■ Objective:
Retype the opening lines of the data exactly, stopping after the line that contains "categories = ['3','4','5','6','7','8','9','10','12','15','20'];". Skip every picture.

■ Data:
BEGIN

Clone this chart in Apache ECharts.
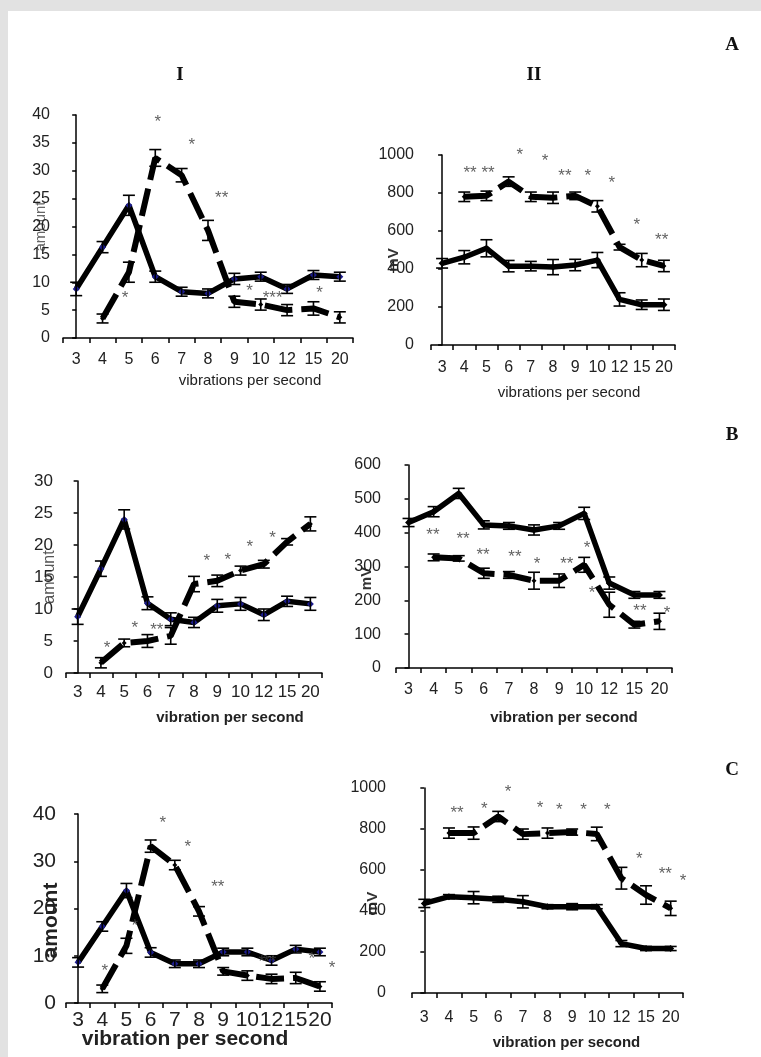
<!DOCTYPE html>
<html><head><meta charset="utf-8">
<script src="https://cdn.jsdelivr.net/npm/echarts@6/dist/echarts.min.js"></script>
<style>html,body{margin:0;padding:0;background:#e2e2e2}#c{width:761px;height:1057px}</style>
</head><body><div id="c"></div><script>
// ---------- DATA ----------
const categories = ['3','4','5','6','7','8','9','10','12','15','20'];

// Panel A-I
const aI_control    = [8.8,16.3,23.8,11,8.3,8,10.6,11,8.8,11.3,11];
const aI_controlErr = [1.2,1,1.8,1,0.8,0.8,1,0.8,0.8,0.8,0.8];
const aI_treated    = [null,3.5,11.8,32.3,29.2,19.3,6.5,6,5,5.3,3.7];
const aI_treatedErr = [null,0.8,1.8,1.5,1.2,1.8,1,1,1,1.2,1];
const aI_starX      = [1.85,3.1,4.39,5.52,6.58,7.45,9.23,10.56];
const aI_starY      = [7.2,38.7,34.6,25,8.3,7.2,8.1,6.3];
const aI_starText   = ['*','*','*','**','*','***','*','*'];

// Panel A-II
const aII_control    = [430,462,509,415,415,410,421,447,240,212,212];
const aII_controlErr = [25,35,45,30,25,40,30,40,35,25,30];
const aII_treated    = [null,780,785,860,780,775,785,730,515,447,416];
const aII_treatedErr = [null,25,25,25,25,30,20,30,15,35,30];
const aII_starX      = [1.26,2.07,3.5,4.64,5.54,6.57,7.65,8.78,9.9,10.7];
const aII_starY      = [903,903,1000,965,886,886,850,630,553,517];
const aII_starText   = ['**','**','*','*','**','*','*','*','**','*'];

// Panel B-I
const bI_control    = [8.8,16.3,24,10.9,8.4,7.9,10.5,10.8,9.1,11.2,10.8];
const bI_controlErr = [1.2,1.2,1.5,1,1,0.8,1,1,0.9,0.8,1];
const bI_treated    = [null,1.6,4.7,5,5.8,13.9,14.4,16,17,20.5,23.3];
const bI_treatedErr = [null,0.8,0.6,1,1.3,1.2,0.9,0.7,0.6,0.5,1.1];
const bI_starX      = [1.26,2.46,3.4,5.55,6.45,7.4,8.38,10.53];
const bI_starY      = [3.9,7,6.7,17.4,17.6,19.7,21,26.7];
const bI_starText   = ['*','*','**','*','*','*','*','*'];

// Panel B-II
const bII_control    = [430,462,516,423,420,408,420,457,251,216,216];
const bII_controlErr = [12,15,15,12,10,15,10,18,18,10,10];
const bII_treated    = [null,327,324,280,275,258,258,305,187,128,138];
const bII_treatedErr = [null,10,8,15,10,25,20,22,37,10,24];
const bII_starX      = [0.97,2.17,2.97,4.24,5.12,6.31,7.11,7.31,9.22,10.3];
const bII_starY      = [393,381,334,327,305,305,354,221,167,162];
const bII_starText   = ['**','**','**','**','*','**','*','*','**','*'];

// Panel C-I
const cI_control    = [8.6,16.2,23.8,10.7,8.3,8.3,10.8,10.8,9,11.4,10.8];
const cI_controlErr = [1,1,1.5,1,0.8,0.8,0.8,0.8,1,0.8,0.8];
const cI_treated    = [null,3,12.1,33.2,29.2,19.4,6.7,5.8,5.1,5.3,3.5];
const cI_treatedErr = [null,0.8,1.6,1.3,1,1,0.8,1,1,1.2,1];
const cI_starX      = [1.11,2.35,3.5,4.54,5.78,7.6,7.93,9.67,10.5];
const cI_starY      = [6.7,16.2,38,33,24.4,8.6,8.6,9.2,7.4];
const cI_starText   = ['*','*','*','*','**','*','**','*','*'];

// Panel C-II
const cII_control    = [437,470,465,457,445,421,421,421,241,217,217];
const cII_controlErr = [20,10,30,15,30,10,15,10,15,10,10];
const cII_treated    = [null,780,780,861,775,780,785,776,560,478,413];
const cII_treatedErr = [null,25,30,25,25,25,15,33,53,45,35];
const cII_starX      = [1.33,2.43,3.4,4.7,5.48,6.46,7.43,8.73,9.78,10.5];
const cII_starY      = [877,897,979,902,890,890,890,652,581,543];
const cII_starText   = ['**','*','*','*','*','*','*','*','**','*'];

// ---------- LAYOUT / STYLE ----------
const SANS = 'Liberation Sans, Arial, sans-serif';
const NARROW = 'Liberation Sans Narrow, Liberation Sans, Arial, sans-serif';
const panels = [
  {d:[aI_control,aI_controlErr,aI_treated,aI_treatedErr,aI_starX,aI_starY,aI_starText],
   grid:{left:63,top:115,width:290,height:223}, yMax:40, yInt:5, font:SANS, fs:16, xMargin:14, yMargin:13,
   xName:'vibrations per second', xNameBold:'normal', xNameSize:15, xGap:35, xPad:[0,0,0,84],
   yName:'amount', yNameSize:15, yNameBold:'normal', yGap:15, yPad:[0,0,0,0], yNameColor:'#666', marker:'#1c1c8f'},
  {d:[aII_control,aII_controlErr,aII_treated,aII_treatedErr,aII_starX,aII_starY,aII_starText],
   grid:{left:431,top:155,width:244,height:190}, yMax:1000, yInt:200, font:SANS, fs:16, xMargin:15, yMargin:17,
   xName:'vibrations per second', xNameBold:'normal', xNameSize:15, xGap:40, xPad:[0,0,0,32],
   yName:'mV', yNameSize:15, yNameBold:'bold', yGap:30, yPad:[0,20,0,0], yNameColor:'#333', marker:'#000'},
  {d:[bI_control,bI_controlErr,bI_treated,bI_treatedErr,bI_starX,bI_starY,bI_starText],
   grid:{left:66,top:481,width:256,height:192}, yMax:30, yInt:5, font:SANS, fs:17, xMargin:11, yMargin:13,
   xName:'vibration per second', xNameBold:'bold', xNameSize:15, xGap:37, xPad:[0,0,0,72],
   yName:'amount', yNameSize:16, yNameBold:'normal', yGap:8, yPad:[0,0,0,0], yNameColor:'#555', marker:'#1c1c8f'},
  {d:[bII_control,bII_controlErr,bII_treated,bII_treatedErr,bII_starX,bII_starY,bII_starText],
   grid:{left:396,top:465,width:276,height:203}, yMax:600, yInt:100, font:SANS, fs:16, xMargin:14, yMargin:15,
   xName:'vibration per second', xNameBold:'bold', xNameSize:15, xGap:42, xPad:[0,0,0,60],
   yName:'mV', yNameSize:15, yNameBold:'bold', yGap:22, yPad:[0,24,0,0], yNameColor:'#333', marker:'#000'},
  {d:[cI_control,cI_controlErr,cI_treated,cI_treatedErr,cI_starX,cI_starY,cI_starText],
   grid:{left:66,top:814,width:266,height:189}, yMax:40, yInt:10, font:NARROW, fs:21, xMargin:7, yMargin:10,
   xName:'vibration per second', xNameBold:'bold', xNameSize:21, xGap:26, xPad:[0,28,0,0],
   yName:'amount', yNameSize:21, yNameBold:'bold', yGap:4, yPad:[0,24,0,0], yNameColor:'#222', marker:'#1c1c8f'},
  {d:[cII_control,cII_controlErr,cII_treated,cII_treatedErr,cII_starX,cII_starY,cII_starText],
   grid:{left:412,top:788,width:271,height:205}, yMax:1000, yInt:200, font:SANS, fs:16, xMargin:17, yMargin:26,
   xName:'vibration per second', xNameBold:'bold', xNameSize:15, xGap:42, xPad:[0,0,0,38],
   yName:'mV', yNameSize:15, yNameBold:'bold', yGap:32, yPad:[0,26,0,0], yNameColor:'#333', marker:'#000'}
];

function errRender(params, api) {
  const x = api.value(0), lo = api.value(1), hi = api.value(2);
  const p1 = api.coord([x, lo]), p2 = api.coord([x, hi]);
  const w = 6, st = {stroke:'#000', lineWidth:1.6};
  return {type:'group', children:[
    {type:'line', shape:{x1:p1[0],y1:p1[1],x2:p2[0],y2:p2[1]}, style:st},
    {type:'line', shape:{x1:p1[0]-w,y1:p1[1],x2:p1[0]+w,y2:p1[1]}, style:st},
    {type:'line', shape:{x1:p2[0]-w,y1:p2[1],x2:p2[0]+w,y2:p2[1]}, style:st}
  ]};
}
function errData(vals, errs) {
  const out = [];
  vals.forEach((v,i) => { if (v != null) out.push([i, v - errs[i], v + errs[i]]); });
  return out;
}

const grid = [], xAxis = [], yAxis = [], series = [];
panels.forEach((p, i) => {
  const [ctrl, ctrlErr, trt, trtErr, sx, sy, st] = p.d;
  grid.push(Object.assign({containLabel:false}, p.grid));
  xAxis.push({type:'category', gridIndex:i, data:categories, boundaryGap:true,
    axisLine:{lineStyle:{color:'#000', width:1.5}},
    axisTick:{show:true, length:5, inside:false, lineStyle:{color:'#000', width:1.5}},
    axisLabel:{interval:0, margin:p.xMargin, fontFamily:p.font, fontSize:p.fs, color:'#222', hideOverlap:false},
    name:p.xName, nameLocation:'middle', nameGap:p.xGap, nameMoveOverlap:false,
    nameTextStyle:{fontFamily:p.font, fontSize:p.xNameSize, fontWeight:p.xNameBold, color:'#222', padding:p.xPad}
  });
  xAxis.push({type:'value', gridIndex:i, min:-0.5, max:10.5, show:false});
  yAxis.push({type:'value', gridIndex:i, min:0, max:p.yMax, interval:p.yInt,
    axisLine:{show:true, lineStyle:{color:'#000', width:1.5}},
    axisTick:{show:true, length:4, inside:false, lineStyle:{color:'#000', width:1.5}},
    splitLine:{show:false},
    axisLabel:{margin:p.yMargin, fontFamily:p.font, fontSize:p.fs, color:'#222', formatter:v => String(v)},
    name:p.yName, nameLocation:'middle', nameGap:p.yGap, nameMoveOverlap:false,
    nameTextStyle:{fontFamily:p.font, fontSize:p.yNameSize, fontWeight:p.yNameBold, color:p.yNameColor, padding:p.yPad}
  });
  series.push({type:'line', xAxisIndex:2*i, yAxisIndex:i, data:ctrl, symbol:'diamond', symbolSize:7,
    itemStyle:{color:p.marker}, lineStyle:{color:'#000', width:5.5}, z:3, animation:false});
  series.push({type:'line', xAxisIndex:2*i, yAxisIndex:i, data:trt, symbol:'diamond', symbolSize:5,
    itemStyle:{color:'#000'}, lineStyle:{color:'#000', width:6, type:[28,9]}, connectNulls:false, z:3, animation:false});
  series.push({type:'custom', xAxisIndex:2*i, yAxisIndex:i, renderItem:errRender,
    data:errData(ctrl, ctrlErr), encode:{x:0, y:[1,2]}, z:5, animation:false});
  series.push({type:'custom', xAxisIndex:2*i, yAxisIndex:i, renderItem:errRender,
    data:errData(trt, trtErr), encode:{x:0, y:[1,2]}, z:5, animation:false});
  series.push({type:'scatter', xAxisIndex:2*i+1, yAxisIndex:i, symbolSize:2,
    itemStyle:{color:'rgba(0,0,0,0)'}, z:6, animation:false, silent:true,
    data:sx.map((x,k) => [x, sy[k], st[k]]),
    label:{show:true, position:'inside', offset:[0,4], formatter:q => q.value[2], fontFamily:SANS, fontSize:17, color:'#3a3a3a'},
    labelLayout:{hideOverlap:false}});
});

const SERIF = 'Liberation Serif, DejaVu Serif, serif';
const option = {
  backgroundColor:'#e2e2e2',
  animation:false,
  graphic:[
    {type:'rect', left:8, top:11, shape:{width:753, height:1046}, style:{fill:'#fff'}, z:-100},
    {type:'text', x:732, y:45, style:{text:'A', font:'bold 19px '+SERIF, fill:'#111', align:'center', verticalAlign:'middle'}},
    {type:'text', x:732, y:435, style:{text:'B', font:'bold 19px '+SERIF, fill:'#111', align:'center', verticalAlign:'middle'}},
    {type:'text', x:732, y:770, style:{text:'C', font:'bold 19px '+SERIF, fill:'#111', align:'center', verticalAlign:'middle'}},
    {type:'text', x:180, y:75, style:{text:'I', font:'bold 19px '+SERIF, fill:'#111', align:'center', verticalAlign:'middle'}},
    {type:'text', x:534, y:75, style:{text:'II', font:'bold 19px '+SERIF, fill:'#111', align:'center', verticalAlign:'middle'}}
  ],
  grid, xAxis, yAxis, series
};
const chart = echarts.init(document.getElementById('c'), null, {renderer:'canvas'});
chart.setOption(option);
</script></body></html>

END

■ Completed task:
Clone this chart in Apache ECharts.
<!DOCTYPE html>
<html><head><meta charset="utf-8">
<script src="https://cdn.jsdelivr.net/npm/echarts@6/dist/echarts.min.js"></script>
<style>html,body{margin:0;padding:0;background:#e2e2e2}#c{width:761px;height:1057px}</style>
</head><body><div id="c"></div><script>
// ---------- DATA ----------
const categories = ['3','4','5','6','7','8','9','10','12','15','20'];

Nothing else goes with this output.